BEGIN

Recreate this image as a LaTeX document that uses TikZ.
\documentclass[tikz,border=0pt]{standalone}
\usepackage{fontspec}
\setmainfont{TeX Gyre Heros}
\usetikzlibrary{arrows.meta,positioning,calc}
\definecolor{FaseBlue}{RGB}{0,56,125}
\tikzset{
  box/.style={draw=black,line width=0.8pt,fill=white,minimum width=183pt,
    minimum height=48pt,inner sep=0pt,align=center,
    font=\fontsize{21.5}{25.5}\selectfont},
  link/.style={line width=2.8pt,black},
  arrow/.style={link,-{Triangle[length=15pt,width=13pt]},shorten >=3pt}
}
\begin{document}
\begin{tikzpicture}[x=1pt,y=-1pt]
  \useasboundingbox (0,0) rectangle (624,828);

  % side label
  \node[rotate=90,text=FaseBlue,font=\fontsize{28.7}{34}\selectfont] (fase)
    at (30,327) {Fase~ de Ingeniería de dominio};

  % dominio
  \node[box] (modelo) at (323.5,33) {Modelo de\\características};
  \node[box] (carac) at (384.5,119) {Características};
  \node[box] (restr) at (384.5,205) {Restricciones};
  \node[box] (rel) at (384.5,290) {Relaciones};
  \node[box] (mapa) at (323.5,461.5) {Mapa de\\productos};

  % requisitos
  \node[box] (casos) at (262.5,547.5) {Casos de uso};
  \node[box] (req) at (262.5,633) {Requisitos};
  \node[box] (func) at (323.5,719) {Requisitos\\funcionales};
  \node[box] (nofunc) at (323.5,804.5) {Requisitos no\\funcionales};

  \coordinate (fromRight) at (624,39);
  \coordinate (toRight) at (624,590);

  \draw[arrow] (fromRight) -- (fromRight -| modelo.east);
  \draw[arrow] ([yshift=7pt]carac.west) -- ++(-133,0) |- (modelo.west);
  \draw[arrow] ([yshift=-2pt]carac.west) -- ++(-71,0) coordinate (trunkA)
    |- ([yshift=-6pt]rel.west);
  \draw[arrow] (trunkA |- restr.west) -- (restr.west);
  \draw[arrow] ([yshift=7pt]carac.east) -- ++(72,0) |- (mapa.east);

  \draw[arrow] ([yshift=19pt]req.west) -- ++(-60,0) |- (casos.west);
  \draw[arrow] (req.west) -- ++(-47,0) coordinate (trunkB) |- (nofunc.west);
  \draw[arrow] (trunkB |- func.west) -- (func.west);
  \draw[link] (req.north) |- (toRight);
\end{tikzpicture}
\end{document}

END
BEGIN

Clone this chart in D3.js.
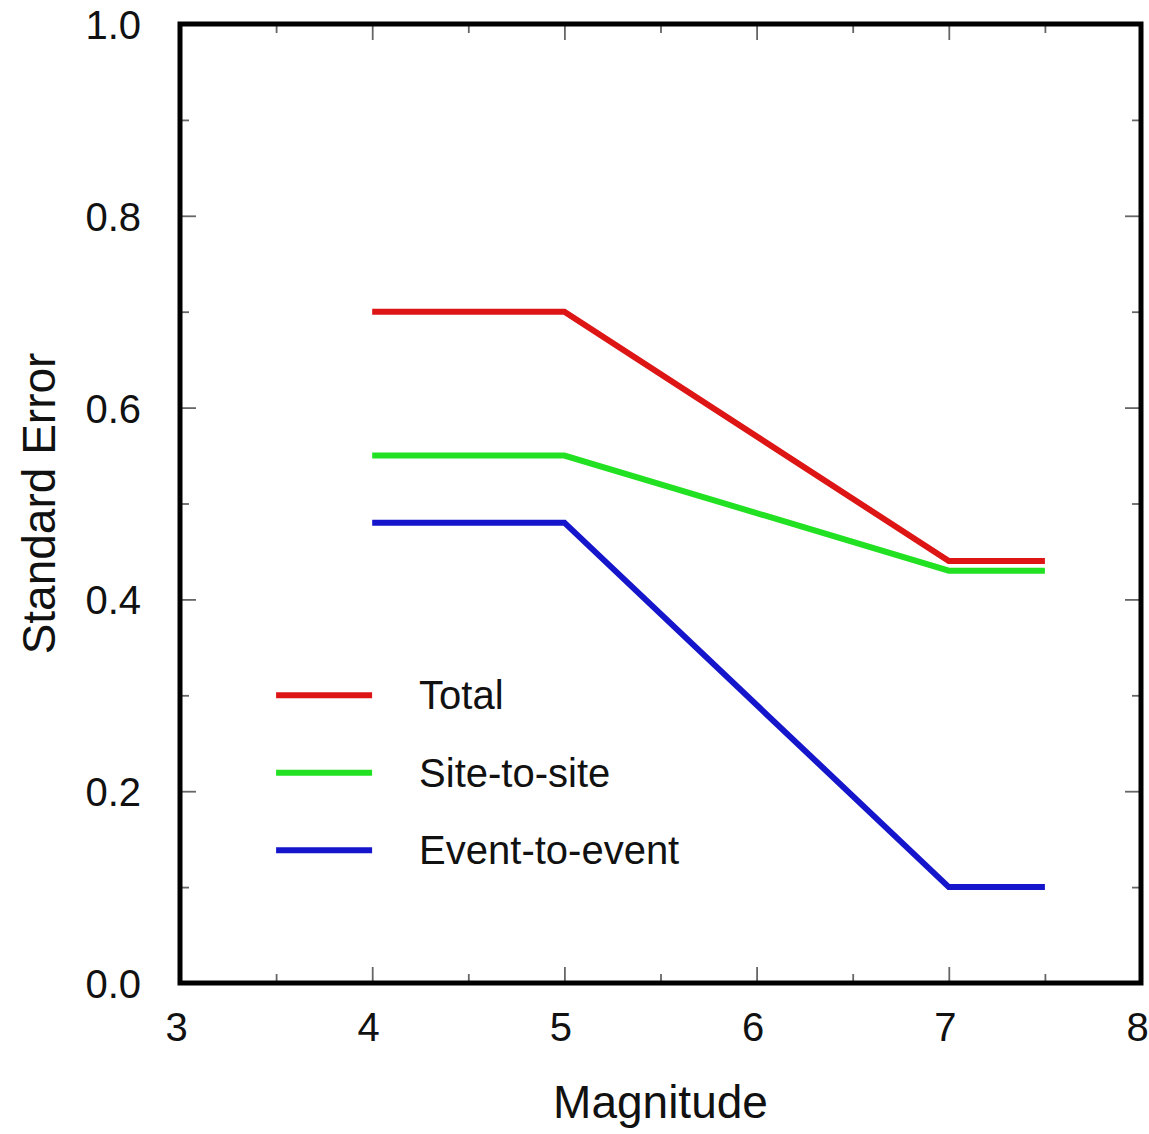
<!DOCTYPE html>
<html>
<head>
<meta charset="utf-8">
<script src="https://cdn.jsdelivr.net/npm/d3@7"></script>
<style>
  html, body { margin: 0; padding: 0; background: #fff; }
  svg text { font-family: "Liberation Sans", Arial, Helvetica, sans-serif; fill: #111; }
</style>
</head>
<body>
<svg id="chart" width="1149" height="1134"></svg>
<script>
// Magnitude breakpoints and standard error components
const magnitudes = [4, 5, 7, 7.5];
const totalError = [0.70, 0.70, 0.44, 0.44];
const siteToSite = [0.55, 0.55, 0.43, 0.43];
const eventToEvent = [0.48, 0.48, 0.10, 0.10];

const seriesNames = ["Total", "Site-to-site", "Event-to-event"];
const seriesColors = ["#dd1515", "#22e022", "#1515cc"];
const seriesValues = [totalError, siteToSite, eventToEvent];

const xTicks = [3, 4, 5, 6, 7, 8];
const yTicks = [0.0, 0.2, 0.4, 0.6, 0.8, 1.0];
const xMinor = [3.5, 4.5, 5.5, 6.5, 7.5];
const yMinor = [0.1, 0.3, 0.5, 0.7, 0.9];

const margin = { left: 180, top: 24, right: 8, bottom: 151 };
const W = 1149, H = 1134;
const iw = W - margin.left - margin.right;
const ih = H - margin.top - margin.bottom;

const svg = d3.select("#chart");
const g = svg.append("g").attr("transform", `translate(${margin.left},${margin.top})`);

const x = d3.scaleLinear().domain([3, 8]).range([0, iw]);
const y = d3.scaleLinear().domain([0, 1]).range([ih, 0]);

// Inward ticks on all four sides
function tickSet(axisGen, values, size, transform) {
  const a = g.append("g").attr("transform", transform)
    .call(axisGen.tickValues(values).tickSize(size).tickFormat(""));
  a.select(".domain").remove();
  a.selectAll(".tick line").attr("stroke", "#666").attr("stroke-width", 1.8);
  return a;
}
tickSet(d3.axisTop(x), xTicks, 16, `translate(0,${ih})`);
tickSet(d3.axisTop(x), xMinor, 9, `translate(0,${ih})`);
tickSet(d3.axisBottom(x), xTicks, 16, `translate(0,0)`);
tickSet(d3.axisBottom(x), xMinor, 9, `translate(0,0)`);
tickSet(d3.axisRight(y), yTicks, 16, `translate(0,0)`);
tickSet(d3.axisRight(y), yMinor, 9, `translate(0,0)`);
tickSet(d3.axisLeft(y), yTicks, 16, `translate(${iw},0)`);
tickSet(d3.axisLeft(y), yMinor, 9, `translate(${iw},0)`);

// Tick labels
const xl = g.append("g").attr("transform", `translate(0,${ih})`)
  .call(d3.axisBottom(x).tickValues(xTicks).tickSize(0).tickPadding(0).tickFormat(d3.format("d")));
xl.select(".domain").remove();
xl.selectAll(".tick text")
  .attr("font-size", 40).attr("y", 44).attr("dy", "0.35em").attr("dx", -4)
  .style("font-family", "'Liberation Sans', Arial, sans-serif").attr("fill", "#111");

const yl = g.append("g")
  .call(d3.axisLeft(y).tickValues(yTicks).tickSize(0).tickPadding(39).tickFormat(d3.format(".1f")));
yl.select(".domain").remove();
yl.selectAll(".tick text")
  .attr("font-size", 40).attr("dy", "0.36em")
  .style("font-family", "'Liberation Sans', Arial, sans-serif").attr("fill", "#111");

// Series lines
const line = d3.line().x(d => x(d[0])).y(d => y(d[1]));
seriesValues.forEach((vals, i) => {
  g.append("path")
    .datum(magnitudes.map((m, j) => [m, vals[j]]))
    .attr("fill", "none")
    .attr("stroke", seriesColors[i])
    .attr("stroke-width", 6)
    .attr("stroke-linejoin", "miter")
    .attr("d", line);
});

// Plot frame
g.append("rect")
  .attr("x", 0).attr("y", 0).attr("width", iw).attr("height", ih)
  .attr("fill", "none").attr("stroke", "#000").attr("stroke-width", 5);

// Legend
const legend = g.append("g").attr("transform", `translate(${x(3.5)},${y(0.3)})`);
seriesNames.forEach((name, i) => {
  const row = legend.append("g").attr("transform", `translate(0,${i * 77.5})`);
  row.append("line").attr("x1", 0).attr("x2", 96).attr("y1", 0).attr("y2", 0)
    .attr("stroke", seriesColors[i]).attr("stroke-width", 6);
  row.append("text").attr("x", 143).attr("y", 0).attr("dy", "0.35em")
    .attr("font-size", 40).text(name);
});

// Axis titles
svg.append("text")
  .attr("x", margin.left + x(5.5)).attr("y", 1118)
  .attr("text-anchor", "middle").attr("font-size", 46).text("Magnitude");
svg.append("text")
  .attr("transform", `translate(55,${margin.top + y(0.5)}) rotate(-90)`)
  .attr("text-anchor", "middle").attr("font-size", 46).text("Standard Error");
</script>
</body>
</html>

END
BEGIN

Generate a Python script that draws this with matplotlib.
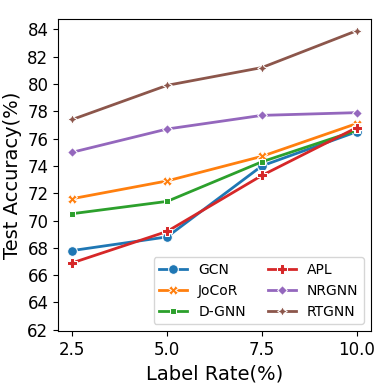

END

- Your objective -
Repeat exactly the lines running from the one with "Recreate this image" through the one with "(mapa) at (323.5,461.5)", both included.

- Written answer -
Recreate this image as a LaTeX document that uses TikZ.
\documentclass[tikz,border=0pt]{standalone}
\usepackage{fontspec}
\setmainfont{TeX Gyre Heros}
\usetikzlibrary{arrows.meta,positioning,calc}
\definecolor{FaseBlue}{RGB}{0,56,125}
\tikzset{
  box/.style={draw=black,line width=0.8pt,fill=white,minimum width=183pt,
    minimum height=48pt,inner sep=0pt,align=center,
    font=\fontsize{21.5}{25.5}\selectfont},
  link/.style={line width=2.8pt,black},
  arrow/.style={link,-{Triangle[length=15pt,width=13pt]},shorten >=3pt}
}
\begin{document}
\begin{tikzpicture}[x=1pt,y=-1pt]
  \useasboundingbox (0,0) rectangle (624,828);

  % side label
  \node[rotate=90,text=FaseBlue,font=\fontsize{28.7}{34}\selectfont] (fase)
    at (30,327) {Fase~ de Ingeniería de dominio};

  % dominio
  \node[box] (modelo) at (323.5,33) {Modelo de\\características};
  \node[box] (carac) at (384.5,119) {Características};
  \node[box] (restr) at (384.5,205) {Restricciones};
  \node[box] (rel) at (384.5,290) {Relaciones};
  \node[box] (mapa) at (323.5,461.5) {Mapa de\\productos};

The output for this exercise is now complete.